_Task description_:
Give an exact transcription of every line, dropping the images.

_Information supplied_:

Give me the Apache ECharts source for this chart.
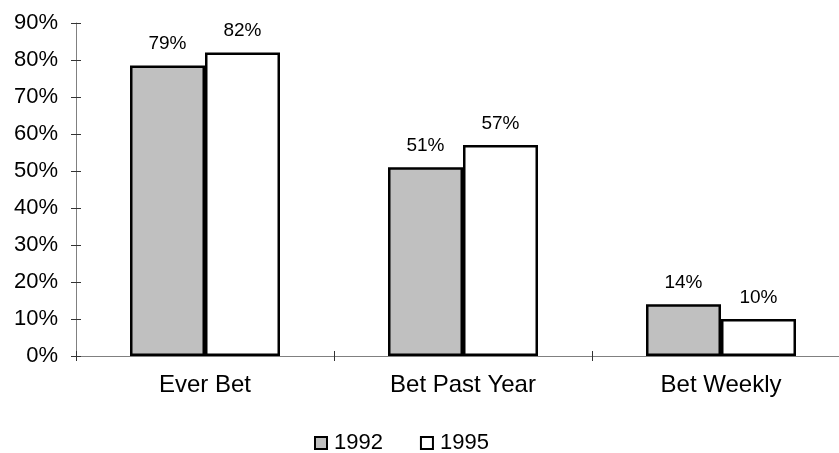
<!DOCTYPE html>
<html>
<head>
<meta charset="utf-8">
<script src="https://cdn.jsdelivr.net/npm/echarts@6/dist/echarts.min.js"></script>
<style>
  html, body { margin: 0; padding: 0; background: #fff; overflow: hidden; }
  /* the plot in the picture runs a little past the right edge of the window */
  #chart { width: 850px; height: 453px; }
</style>
</head>
<body>
<div id="chart"></div>
<script>
// data
const categories = ['Ever Bet', 'Bet Past Year', 'Bet Weekly']
const values1992 = [78.5, 51, 14]
const values1995 = [82, 57, 10]
const yTicks = [0, 10, 20, 30, 40, 50, 60, 70, 80, 90]

const font = 'Arial, "Liberation Sans", sans-serif'

const myChart = echarts.init(document.getElementById('chart'))

const barSeries = (name, data, fill) => ({
    name: name,
    type: 'bar',
    data: data,
    barWidth: 75,
    barGap: '0%',
    itemStyle: {
        color: fill,
        borderColor: '#000',
        borderWidth: 2.5
    },
    label: {
        show: true,
        position: 'top',
        distance: 12,
        color: '#000',
        fontFamily: font,
        fontSize: 19,
        formatter: (p) => Math.round(p.value) + '%'
    }
})

const option = {
    animation: false,
    backgroundColor: '#fff',
    grid: { left: 76, right: 0, top: 23, bottom: 97 },
    legend: {
        top: 432,
        left: 314,
        padding: 0,
        icon: 'rect',
        itemWidth: 12,
        itemHeight: 12,
        itemGap: 37,
        itemStyle: { borderColor: '#000', borderWidth: 2 },
        textStyle: { fontFamily: font, fontSize: 22, color: '#000', padding: [0, 0, 0, 2] },
        data: ['1992', '1995']
    },
    xAxis: [
        {
            type: 'category',
            data: categories,
            axisLine: { lineStyle: { color: '#808080', width: 1 } },
            axisTick: { show: true, length: 5, lineStyle: { color: '#333' } },
            axisLabel: { margin: 17, color: '#000', fontFamily: font, fontSize: 24 }
        },
        {
            // second axis only for the inner half of the crossing ticks
            type: 'category',
            data: categories,
            position: 'bottom',
            axisLine: { show: false },
            axisTick: { show: true, inside: true, length: 5, lineStyle: { color: '#333' } },
            axisLabel: { show: false }
        }
    ],
    yAxis: [
        {
            type: 'value',
            min: yTicks[0],
            max: yTicks[yTicks.length - 1],
            interval: 10,
            splitLine: { show: false },
            axisLine: { show: true, lineStyle: { color: '#808080', width: 1 } },
            axisTick: { show: true, length: 5, lineStyle: { color: '#333' } },
            axisLabel: {
                margin: 18,
                color: '#000',
                fontFamily: font,
                fontSize: 22,
                formatter: (v) => v + '%'
            }
        },
        {
            type: 'value',
            min: yTicks[0],
            max: yTicks[yTicks.length - 1],
            interval: 10,
            position: 'left',
            splitLine: { show: false },
            axisLine: { show: false },
            axisTick: { show: true, inside: true, length: 5, lineStyle: { color: '#333' } },
            axisLabel: { show: false }
        }
    ],
    series: [
        barSeries('1992', values1992, '#c0c0c0'),
        barSeries('1995', values1995, '#ffffff')
    ]
}

myChart.setOption(option)
</script>
</body>
</html>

_Task result_:
Give me the Apache ECharts source for this chart.
<!DOCTYPE html>
<html>
<head>
<meta charset="utf-8">
<script src="https://cdn.jsdelivr.net/npm/echarts@6/dist/echarts.min.js"></script>
<style>
  html, body { margin: 0; padding: 0; background: #fff; overflow: hidden; }
  /* the plot in the picture runs a little past the right edge of the window */
  #chart { width: 850px; height: 453px; }
</style>
</head>
<body>
<div id="chart"></div>
<script>
// data
const categories = ['Ever Bet', 'Bet Past Year', 'Bet Weekly']
const values1992 = [78.5, 51, 14]
const values1995 = [82, 57, 10]
const yTicks = [0, 10, 20, 30, 40, 50, 60, 70, 80, 90]

const font = 'Arial, "Liberation Sans", sans-serif'

const myChart = echarts.init(document.getElementById('chart'))

const barSeries = (name, data, fill) => ({
    name: name,
    type: 'bar',
    data: data,
    barWidth: 75,
    barGap: '0%',
    itemStyle: {
        color: fill,
        borderColor: '#000',
        borderWidth: 2.5
    },
    label: {
        show: true,
        position: 'top',
        distance: 12,
        color: '#000',
        fontFamily: font,
        fontSize: 19,
        formatter: (p) => Math.round(p.value) + '%'
    }
})

const option = {
    animation: false,
    backgroundColor: '#fff',
    grid: { left: 76, right: 0, top: 23, bottom: 97 },
    legend: {
        top: 432,
        left: 314,
        padding: 0,
        icon: 'rect',
        itemWidth: 12,
        itemHeight: 12,
        itemGap: 37,
        itemStyle: { borderColor: '#000', borderWidth: 2 },
        textStyle: { fontFamily: font, fontSize: 22, color: '#000', padding: [0, 0, 0, 2] },
        data: ['1992', '1995']
    },
    xAxis: [
        {
            type: 'category',
            data: categories,
            axisLine: { lineStyle: { color: '#808080', width: 1 } },
            axisTick: { show: true, length: 5, lineStyle: { color: '#333' } },
            axisLabel: { margin: 17, color: '#000', fontFamily: font, fontSize: 24 }
        },
        {
            // second axis only for the inner half of the crossing ticks
            type: 'category',
            data: categories,
            position: 'bottom',
            axisLine: { show: false },
            axisTick: { show: true, inside: true, length: 5, lineStyle: { color: '#333' } },
            axisLabel: { show: false }
        }
    ],
    yAxis: [
        {
            type: 'value',
            min: yTicks[0],
            max: yTicks[yTicks.length - 1],
            interval: 10,
            splitLine: { show: false },
            axisLine: { show: true, lineStyle: { color: '#808080', width: 1 } },
            axisTick: { show: true, length: 5, lineStyle: { color: '#333' } },
            axisLabel: {
                margin: 18,
                color: '#000',
                fontFamily: font,
                fontSize: 22,
                formatter: (v) => v + '%'
            }
        },
        {
            type: 'value',
            min: yTicks[0],
            max: yTicks[yTicks.length - 1],
            interval: 10,
            position: 'left',
            splitLine: { show: false },
            axisLine: { show: false },
            axisTick: { show: true, inside: true, length: 5, lineStyle: { color: '#333' } },
            axisLabel: { show: false }
        }
    ],
    series: [
        barSeries('1992', values1992, '#c0c0c0'),
        barSeries('1995', values1995, '#ffffff')
    ]
}

myChart.setOption(option)
</script>
</body>
</html>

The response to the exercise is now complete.